AI reading of H&E slides is often biased by linked biomarkers, grade and mutation burden
Mar 3rd 2026
A multicohort study of 8,221 cancer patients shows that deep learning models predicting molecular biomarkers from routine H&E whole-slide images frequently learn composite signals tied to other mutations, tumor grade or mutation burden, causing biased subgroup performance and limited generalizability and calling for bias-aware evaluation and causal methods.
- Models can show high overall accuracy but their AUROC often drops substantially within subgroups defined by co-occurring or mutually exclusive biomarkers.
- Interdependencies among biomarkers, histological grade and tumor mutational burden act as confounders that models exploit as proxies for the target biomarker.
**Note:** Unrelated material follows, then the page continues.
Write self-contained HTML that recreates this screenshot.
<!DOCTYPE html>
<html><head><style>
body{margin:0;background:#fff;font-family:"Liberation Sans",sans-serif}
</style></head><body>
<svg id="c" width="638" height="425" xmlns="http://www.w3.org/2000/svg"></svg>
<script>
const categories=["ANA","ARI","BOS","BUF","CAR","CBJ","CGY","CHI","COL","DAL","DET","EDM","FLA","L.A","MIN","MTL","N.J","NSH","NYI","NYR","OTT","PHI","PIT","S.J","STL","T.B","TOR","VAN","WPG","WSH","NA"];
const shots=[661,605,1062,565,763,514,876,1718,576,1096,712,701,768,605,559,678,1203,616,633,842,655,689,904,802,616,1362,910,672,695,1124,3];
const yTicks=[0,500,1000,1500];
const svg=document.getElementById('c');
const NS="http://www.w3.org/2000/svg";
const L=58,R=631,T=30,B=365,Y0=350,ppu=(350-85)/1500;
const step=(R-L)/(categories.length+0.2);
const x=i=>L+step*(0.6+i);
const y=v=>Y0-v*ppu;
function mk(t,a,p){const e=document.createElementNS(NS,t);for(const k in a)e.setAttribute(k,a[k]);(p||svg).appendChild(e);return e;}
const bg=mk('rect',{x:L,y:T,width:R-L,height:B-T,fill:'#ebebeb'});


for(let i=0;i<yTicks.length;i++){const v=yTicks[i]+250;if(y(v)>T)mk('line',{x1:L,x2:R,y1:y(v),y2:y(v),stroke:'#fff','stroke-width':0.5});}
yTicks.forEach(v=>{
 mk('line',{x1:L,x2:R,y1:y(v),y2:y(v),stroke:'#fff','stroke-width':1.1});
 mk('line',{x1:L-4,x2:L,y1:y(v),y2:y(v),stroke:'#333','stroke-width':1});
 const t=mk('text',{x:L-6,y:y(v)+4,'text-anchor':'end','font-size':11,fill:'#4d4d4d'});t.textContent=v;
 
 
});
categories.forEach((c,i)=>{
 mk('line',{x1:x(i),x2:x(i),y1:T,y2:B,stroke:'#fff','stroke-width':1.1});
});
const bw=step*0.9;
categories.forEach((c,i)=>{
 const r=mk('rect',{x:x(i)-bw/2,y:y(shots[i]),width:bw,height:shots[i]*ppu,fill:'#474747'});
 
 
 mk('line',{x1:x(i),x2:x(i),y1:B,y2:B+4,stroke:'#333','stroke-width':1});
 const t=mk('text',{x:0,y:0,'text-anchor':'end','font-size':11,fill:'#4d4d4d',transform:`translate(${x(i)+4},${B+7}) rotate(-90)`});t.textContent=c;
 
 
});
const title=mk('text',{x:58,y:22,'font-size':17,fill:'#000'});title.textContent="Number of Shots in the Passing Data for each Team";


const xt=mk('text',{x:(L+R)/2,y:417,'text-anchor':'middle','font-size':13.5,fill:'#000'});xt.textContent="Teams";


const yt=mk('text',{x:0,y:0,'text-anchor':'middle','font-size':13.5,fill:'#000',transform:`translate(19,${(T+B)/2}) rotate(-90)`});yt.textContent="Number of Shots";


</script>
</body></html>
- Association patterns between biomarkers and confounders vary across datasets, so external validation can be misleading about real-world generalizability.
- For several targets a simple classifier based on pathologist grade approaches the performance of deep learning models, limiting their added clinical value.
- The authors propose bias-aware evaluation using stratified metrics, permutation testing and comparisons with clinical baselines to detect reliance on confounders.
- Until dependency-aware, causal approaches and richer datasets are developed, WSI-based predictors are best used for triage, screening or research support rather than replacing molecular tests.